Entries with chart source code
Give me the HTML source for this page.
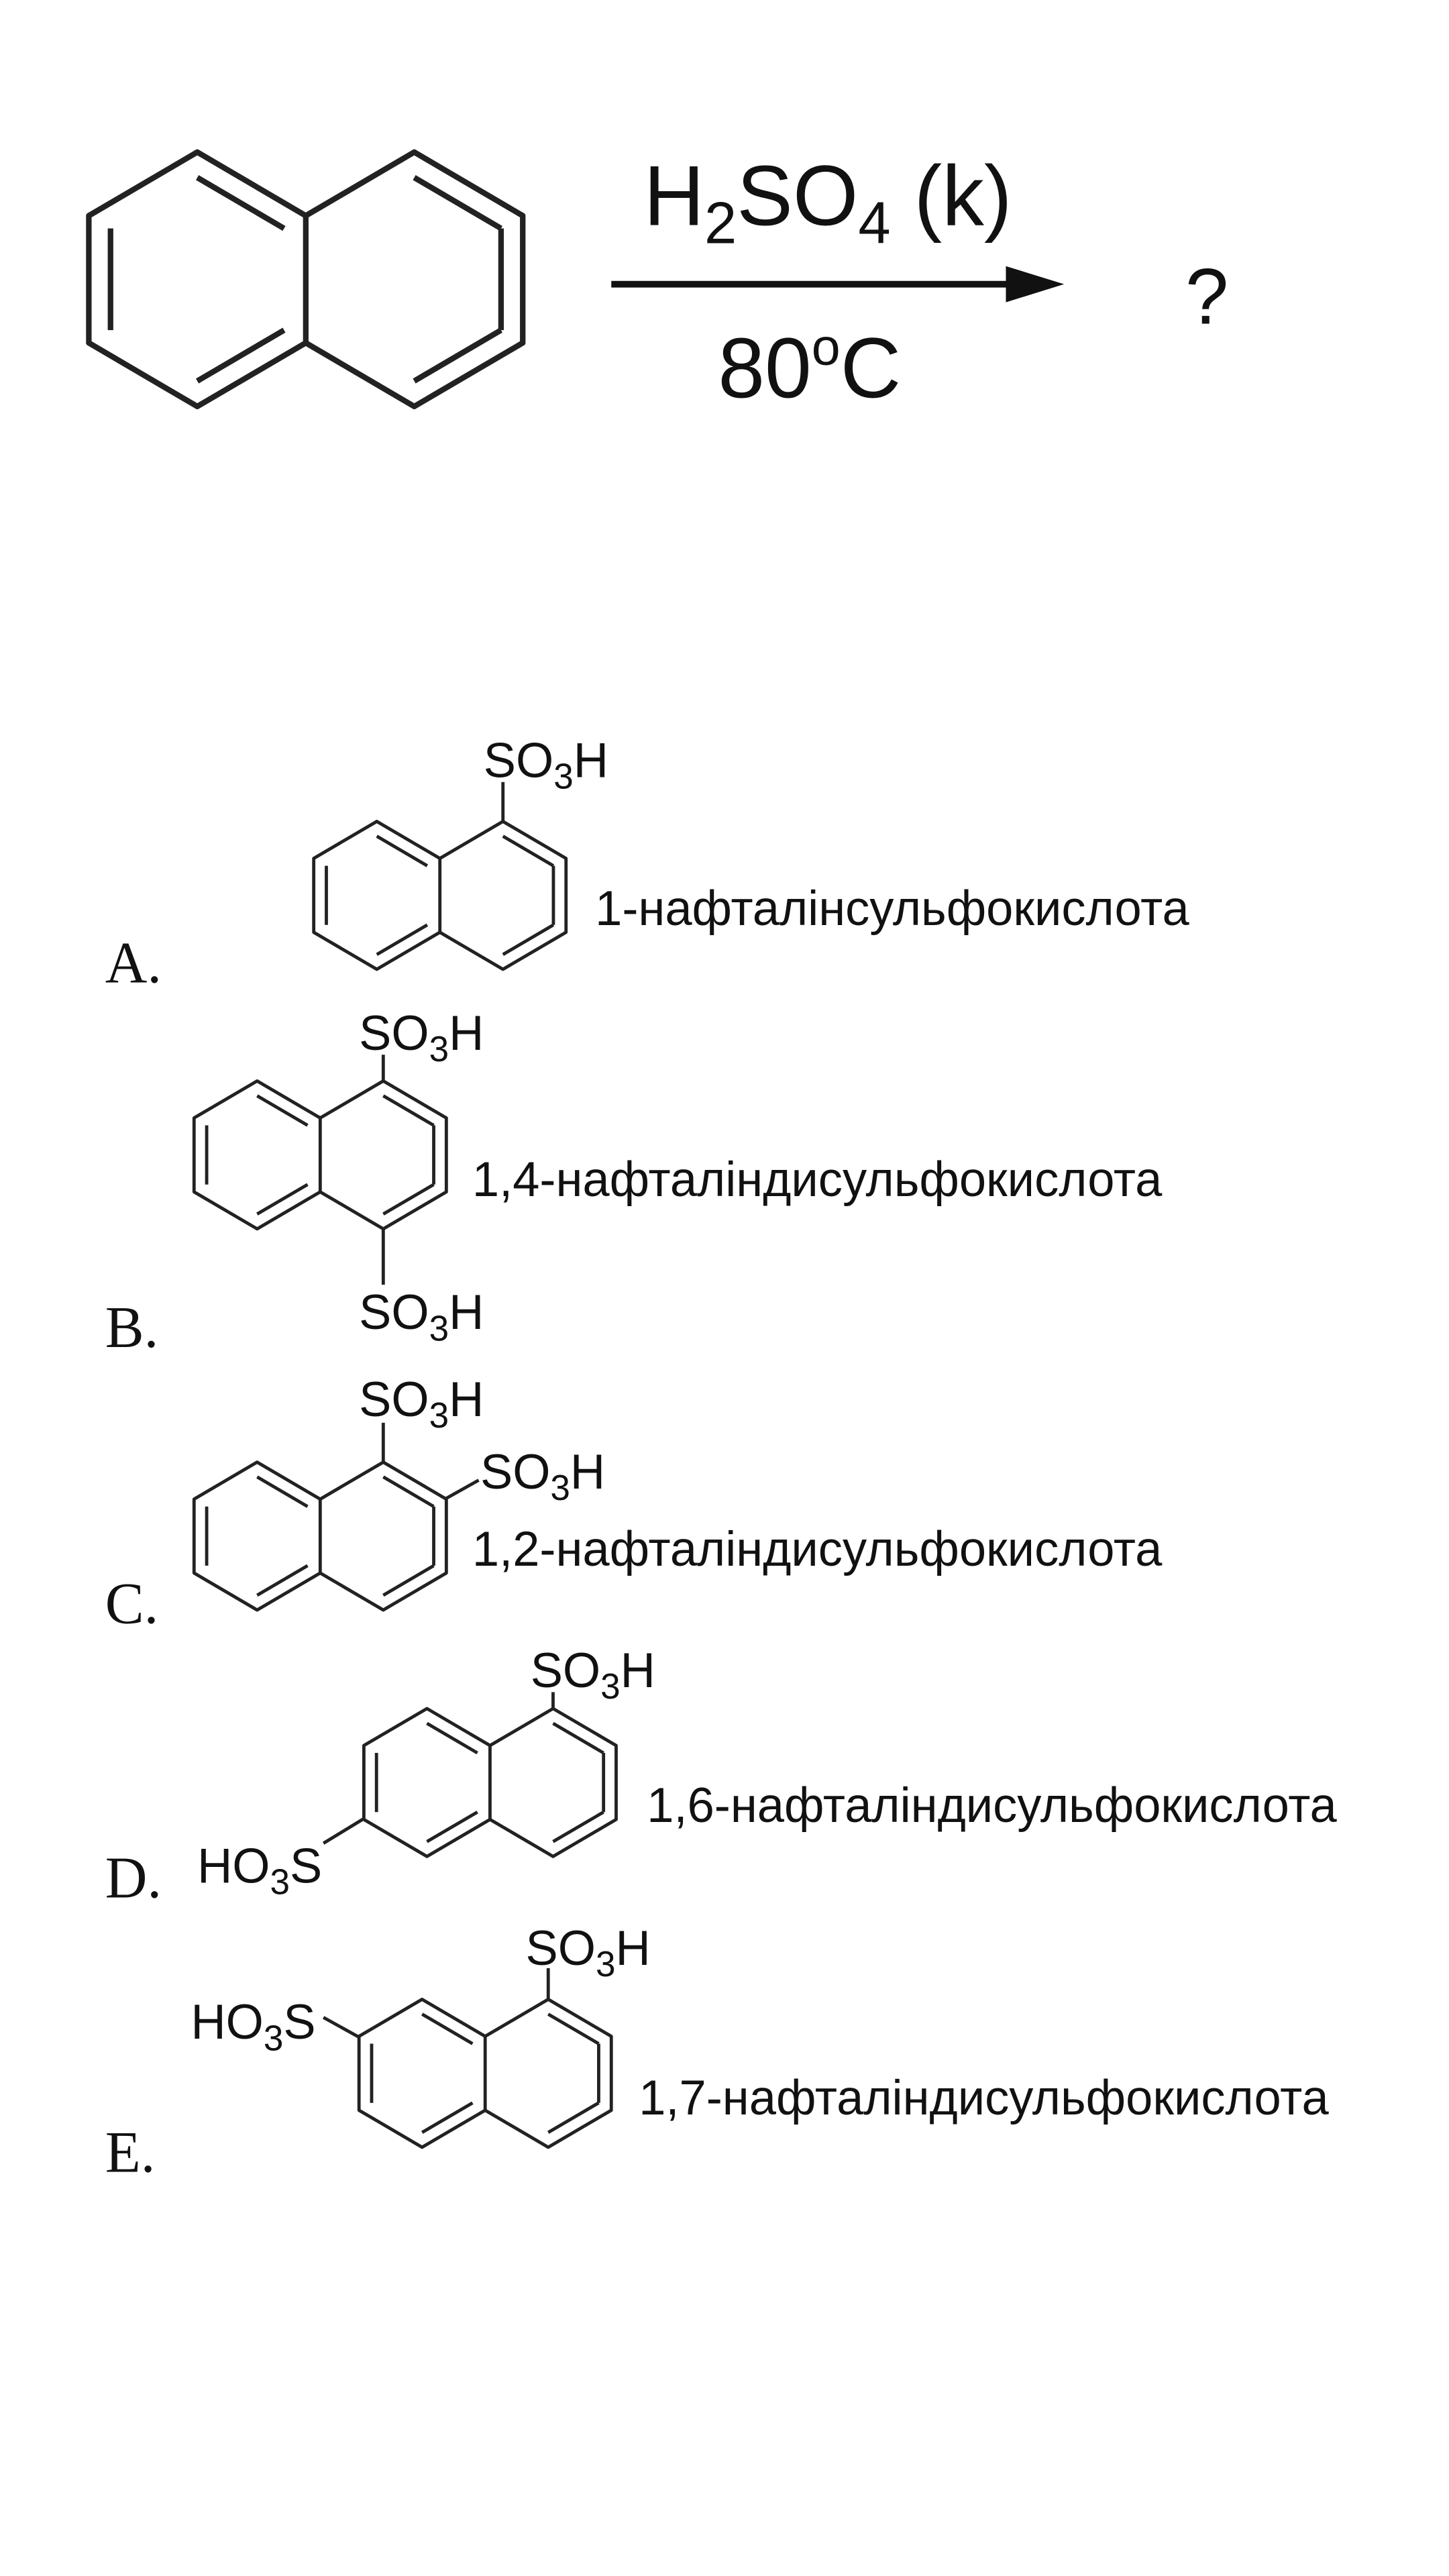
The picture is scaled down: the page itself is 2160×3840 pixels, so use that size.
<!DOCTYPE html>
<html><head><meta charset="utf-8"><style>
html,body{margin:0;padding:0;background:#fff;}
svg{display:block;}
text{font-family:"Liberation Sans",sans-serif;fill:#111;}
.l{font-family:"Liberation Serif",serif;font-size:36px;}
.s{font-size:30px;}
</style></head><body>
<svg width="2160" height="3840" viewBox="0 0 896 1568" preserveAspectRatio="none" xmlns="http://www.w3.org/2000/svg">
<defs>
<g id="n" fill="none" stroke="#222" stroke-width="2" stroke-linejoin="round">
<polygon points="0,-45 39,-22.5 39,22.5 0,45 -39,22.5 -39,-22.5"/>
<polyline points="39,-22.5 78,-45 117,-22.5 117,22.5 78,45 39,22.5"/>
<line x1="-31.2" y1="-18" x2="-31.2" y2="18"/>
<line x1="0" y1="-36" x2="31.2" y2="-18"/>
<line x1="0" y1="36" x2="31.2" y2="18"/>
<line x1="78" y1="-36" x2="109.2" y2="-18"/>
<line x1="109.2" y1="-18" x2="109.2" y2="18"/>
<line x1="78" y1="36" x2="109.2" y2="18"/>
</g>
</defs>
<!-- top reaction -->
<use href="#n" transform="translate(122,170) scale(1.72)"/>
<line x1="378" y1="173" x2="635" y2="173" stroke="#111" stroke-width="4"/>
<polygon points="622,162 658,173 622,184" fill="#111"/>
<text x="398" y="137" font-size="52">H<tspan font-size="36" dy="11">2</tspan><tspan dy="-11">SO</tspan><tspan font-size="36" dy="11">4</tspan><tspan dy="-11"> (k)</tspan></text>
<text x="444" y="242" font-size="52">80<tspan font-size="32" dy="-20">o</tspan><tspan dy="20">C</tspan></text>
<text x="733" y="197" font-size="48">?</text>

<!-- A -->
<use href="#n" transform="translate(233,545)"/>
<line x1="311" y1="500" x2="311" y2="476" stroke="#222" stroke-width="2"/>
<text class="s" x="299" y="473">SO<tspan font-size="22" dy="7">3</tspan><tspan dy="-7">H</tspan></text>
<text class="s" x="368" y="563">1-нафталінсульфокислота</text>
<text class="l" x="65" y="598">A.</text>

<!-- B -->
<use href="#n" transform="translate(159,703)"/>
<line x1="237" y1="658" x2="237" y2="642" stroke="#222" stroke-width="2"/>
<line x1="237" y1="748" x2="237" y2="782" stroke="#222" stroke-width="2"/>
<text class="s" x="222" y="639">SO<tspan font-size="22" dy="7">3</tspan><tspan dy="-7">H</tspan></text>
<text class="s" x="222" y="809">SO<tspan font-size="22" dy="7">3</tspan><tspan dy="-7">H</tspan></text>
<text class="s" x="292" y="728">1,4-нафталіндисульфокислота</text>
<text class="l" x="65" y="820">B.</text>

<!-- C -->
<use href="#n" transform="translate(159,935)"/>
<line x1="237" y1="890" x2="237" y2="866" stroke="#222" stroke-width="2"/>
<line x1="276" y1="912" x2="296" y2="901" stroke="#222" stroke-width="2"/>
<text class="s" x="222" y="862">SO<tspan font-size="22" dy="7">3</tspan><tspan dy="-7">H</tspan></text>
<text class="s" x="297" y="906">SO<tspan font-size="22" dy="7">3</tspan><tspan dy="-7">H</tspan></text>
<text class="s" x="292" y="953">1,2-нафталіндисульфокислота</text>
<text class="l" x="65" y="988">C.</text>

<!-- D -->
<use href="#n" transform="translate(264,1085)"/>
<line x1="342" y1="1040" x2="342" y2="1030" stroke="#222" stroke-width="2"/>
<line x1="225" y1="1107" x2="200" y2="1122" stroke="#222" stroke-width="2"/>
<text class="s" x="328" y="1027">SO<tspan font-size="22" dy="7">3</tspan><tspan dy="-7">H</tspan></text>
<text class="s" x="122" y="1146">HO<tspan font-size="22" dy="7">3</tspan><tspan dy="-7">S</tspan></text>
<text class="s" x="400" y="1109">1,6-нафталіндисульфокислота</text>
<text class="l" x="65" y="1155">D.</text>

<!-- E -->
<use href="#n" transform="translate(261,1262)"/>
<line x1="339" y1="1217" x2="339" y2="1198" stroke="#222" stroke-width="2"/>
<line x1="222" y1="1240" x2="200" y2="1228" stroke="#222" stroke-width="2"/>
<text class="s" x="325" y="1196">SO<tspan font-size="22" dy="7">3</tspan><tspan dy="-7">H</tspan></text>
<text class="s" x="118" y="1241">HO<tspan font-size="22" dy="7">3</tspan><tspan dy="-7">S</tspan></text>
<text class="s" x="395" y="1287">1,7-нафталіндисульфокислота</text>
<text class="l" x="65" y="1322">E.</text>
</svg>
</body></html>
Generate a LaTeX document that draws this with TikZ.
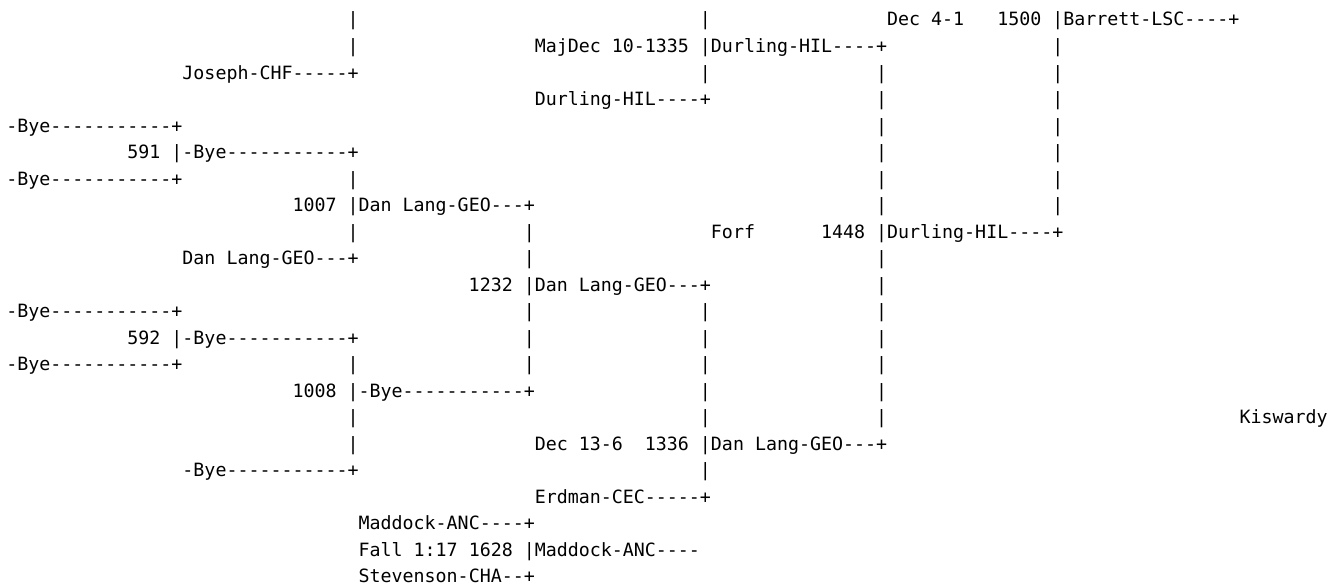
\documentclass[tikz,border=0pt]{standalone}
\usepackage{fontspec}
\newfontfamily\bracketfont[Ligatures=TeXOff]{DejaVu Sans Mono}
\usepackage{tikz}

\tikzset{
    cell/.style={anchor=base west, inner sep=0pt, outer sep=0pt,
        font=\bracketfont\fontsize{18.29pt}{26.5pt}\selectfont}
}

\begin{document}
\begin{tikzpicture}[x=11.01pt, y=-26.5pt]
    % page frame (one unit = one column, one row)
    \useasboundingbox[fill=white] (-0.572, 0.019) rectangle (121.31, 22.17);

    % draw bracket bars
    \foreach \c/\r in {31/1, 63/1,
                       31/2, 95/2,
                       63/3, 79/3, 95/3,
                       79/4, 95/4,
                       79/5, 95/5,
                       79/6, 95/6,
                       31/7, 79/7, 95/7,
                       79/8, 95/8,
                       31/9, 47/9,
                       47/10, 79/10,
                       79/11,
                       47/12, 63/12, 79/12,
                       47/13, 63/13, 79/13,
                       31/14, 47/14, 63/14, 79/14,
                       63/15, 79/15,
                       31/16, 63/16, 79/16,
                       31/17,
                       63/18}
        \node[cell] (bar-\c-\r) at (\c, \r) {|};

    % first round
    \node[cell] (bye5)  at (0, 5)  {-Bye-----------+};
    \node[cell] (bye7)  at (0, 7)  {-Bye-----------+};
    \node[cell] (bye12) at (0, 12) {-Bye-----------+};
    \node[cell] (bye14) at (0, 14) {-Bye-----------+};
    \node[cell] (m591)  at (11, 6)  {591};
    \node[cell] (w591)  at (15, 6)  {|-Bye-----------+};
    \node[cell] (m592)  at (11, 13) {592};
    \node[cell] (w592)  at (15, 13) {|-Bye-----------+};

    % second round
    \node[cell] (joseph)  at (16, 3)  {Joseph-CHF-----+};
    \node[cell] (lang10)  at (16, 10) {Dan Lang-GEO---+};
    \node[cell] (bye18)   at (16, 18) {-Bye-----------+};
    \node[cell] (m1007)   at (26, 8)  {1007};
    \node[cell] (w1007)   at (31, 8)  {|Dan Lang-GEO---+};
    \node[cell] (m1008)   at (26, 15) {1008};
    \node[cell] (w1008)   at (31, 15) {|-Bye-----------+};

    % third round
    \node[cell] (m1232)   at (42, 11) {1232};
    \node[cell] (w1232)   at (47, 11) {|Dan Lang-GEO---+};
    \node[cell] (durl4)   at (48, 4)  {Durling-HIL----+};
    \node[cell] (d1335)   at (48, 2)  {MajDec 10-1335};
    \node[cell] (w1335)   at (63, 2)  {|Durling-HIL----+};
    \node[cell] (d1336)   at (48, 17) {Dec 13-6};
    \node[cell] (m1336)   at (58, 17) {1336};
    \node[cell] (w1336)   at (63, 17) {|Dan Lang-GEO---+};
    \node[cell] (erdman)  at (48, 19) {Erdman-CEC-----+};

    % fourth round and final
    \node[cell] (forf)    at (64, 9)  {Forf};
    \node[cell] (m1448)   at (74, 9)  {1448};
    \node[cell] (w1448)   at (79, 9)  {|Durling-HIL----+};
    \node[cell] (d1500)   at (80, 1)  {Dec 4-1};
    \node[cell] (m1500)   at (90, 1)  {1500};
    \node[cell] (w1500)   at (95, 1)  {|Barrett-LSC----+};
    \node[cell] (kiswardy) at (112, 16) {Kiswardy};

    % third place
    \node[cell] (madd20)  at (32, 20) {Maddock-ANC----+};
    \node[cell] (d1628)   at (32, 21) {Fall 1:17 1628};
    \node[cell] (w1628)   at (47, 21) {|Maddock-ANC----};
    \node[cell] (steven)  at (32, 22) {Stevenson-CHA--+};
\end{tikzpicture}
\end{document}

Exercise » Tally every line of the listing that holds the string "this", then give the number by itself.

Task solution » 2